Source code of charts:
## Begin
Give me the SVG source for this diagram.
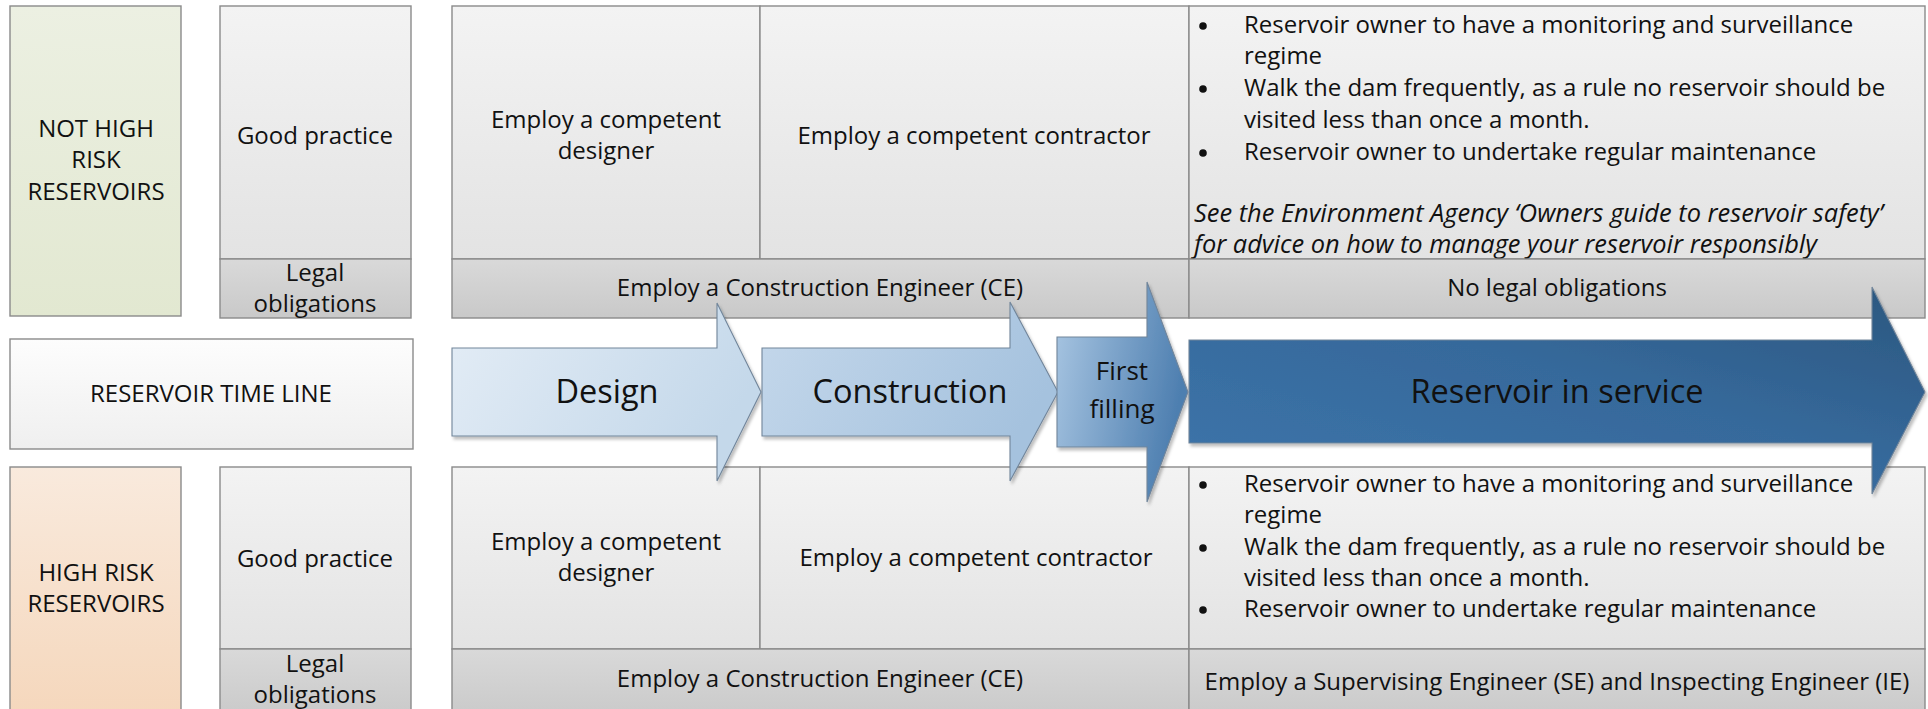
<svg xmlns="http://www.w3.org/2000/svg" width="1928" height="709" viewBox="0 0 1928 709">
  <defs>
    <linearGradient id="gGreen" x1="0" y1="0" x2="0" y2="1">
      <stop offset="0" stop-color="#ecf0e2"/>
      <stop offset="1" stop-color="#e2e8d1"/>
    </linearGradient>
    <linearGradient id="gPeach" x1="0" y1="0" x2="0" y2="1">
      <stop offset="0" stop-color="#f9eadd"/>
      <stop offset="1" stop-color="#f5d7bc"/>
    </linearGradient>
    <linearGradient id="gPanel" x1="0" y1="0" x2="0" y2="1">
      <stop offset="0" stop-color="#f3f3f3"/>
      <stop offset="1" stop-color="#e3e3e3"/>
    </linearGradient>
    <linearGradient id="gBand" x1="0" y1="0" x2="0" y2="1">
      <stop offset="0" stop-color="#d9d9d9"/>
      <stop offset="1" stop-color="#c9c9c9"/>
    </linearGradient>
    <linearGradient id="gTime" x1="0" y1="0" x2="0" y2="1">
      <stop offset="0" stop-color="#fdfdfd"/>
      <stop offset="1" stop-color="#efefef"/>
    </linearGradient>
    <linearGradient id="gDesign" x1="0" y1="0" x2="1" y2="0.4">
      <stop offset="0" stop-color="#e4edf6"/>
      <stop offset="1" stop-color="#c4d8ea"/>
    </linearGradient>
    <linearGradient id="gConstr" x1="0" y1="0" x2="1" y2="0.4">
      <stop offset="0" stop-color="#c5d8eb"/>
      <stop offset="1" stop-color="#a5c2de"/>
    </linearGradient>
    <linearGradient id="gFill" x1="0" y1="0" x2="1" y2="0.3">
      <stop offset="0" stop-color="#aac7e3"/>
      <stop offset="1" stop-color="#4e7fb0"/>
    </linearGradient>
    <linearGradient id="gService" x1="0" y1="1" x2="1" y2="0">
      <stop offset="0" stop-color="#3d75ab"/>
      <stop offset="0.55" stop-color="#36699b"/>
      <stop offset="1" stop-color="#2b577f"/>
    </linearGradient>
    <filter id="shadow" x="-5%" y="-5%" width="110%" height="115%">
      <feDropShadow dx="2" dy="3" stdDeviation="1.5" flood-color="#000" flood-opacity="0.25"/>
    </filter>
    <style>
      .box { stroke: #8a8a8a; stroke-width: 1.4; }
      .arrow { stroke: #71859a; stroke-width: 1.1; filter: url(#shadow); }
      .dot { fill: #111; }
      text { font-family: "Open Sans", "Noto Sans", "DejaVu Sans", sans-serif; fill: #111; }
      .t { font-size: 24px; }
      .c { text-anchor: middle; }
      .it { font-style: italic; font-size: 25.4px; }
      .big { font-size: 32.5px; text-anchor: middle; }
      .mid { font-size: 26px; text-anchor: middle; }
    </style>
  </defs>

  <!-- row labels -->
  <g id="not-high-risk">
    <rect class="box" x="10" y="6" width="171" height="310" fill="url(#gGreen)"/>
    <text class="t c" x="96" y="137">NOT HIGH</text>
    <text class="t c" x="96" y="168">RISK</text>
    <text class="t c" x="96" y="200">RESERVOIRS</text>
  </g>

  <g id="time-line-label">
    <rect class="box" x="10" y="339" width="403" height="110" fill="url(#gTime)"/>
    <text class="t c" x="211" y="402">RESERVOIR TIME LINE</text>
  </g>

  <g id="high-risk">
    <rect class="box" x="10" y="467" width="171" height="250" fill="url(#gPeach)"/>
    <text class="t c" x="96" y="581">HIGH RISK</text>
    <text class="t c" x="96" y="612">RESERVOIRS</text>
  </g>

  <!-- practice / obligation headers -->
  <g id="top-practice">
    <rect class="box" x="220" y="6" width="191" height="253" fill="url(#gPanel)"/>
    <rect class="box" x="220" y="259" width="191" height="59" fill="url(#gBand)"/>
    <text class="t c" x="315" y="144">Good practice</text>
    <text class="t c" x="315" y="281">Legal</text>
    <text class="t c" x="315" y="312">obligations</text>
  </g>

  <g id="bottom-practice">
    <rect class="box" x="220" y="467" width="191" height="182" fill="url(#gPanel)"/>
    <rect class="box" x="220" y="649" width="191" height="70" fill="url(#gBand)"/>
    <text class="t c" x="315" y="567">Good practice</text>
    <text class="t c" x="315" y="672">Legal</text>
    <text class="t c" x="315" y="703">obligations</text>
  </g>

  <!-- not high risk reservoirs: requirements along the time line -->
  <g id="top-designer">
    <rect class="box" x="452" y="6" width="308" height="253" fill="url(#gPanel)"/>
    <text class="t c" x="606" y="128">Employ a competent</text>
    <text class="t c" x="606" y="159">designer</text>
  </g>
  <g id="top-contractor">
    <rect class="box" x="760" y="6" width="429" height="253" fill="url(#gPanel)"/>
    <text class="t c" x="974" y="144">Employ a competent contractor</text>
  </g>
  <g id="top-service">
    <rect class="box" x="1189" y="6" width="736" height="253" fill="url(#gPanel)"/>
    <circle class="dot" cx="1203" cy="26" r="3.8"/>
    <text class="t" x="1244" y="33">Reservoir owner to have a monitoring and surveillance</text>
    <text class="t" x="1244" y="64">regime</text>
    <circle class="dot" cx="1203" cy="89" r="3.8"/>
    <text class="t" x="1244" y="96">Walk the dam frequently, as a rule no reservoir should be</text>
    <text class="t" x="1244" y="128">visited less than once a month.</text>
    <circle class="dot" cx="1203" cy="153" r="3.8"/>
    <text class="t" x="1244" y="160">Reservoir owner to undertake regular maintenance</text>
    <text class="it" x="1194" y="222">See the Environment Agency ‘Owners guide to reservoir safety’</text>
    <text class="it" x="1194" y="253">for advice on how to manage your reservoir responsibly</text>
  </g>
  <g id="top-ce">
    <rect class="box" x="452" y="259" width="737" height="59" fill="url(#gBand)"/>
    <text class="t c" x="820" y="296">Employ a Construction Engineer (CE)</text>
  </g>
  <g id="top-no-legal">
    <rect class="box" x="1189" y="259" width="736" height="59" fill="url(#gBand)"/>
    <text class="t c" x="1557" y="296">No legal obligations</text>
  </g>

  <!-- high risk reservoirs: requirements along the time line -->
  <g id="bottom-designer">
    <rect class="box" x="452" y="467" width="308" height="182" fill="url(#gPanel)"/>
    <text class="t c" x="606" y="550">Employ a competent</text>
    <text class="t c" x="606" y="581">designer</text>
  </g>
  <g id="bottom-contractor">
    <rect class="box" x="760" y="467" width="429" height="182" fill="url(#gPanel)"/>
    <text class="t c" x="976" y="566">Employ a competent contractor</text>
  </g>
  <g id="bottom-service">
    <rect class="box" x="1189" y="467" width="736" height="182" fill="url(#gPanel)"/>
    <circle class="dot" cx="1203" cy="485" r="3.8"/>
    <text class="t" x="1244" y="492">Reservoir owner to have a monitoring and surveillance</text>
    <text class="t" x="1244" y="523">regime</text>
    <circle class="dot" cx="1203" cy="548" r="3.8"/>
    <text class="t" x="1244" y="555">Walk the dam frequently, as a rule no reservoir should be</text>
    <text class="t" x="1244" y="586">visited less than once a month.</text>
    <circle class="dot" cx="1203" cy="610" r="3.8"/>
    <text class="t" x="1244" y="617">Reservoir owner to undertake regular maintenance</text>
  </g>
  <g id="bottom-ce">
    <rect class="box" x="452" y="649" width="737" height="70" fill="url(#gBand)"/>
    <text class="t c" x="820" y="687">Employ a Construction Engineer (CE)</text>
  </g>
  <g id="bottom-se-ie">
    <rect class="box" x="1189" y="649" width="736" height="70" fill="url(#gBand)"/>
    <text class="t c" x="1557" y="690">Employ a Supervising Engineer (SE) and Inspecting Engineer (IE)</text>
  </g>

  <!-- time line stage arrows -->
  <g id="connectors">
    <g id="stage-design">
      <polygon class="arrow" points="452,348 717,348 717,303 761,392 717,481 717,436 452,436" fill="url(#gDesign)"/>
      <text class="big" x="607" y="403">Design</text>
    </g>
    <g id="stage-construction">
      <polygon class="arrow" points="762,348 1010,348 1010,302 1058,392 1010,481 1010,436 762,436" fill="url(#gConstr)"/>
      <text class="big" x="910" y="403">Construction</text>
    </g>
    <g id="stage-first-filling">
      <polygon class="arrow" points="1057,337 1147,337 1147,282 1188,392 1147,502 1147,447 1057,447" fill="url(#gFill)"/>
      <text class="mid" x="1122" y="380">First</text>
      <text class="mid" x="1122" y="418">filling</text>
    </g>
    <g id="stage-in-service">
      <polygon class="arrow" points="1189,340 1872,340 1872,287 1925,392 1872,494 1872,443 1189,443" fill="url(#gService)"/>
      <text class="big" x="1557" y="403">Reservoir in service</text>
    </g>
  </g>
</svg>
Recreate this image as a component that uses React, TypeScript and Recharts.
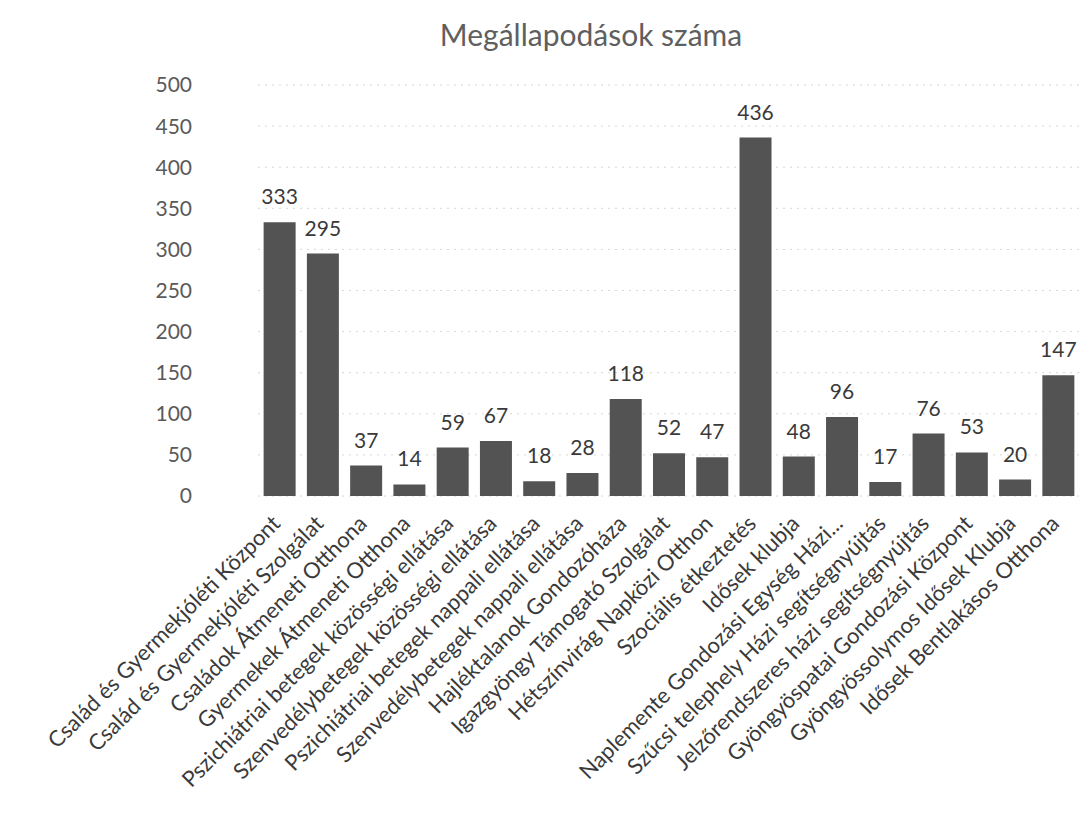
## End
TASK:
Find the lines containing "this" and pull them out.

RESULT BELOW:
Give me the SVG source for this diagram.
Recreate this image as a component that uses React, TypeScript and Recharts.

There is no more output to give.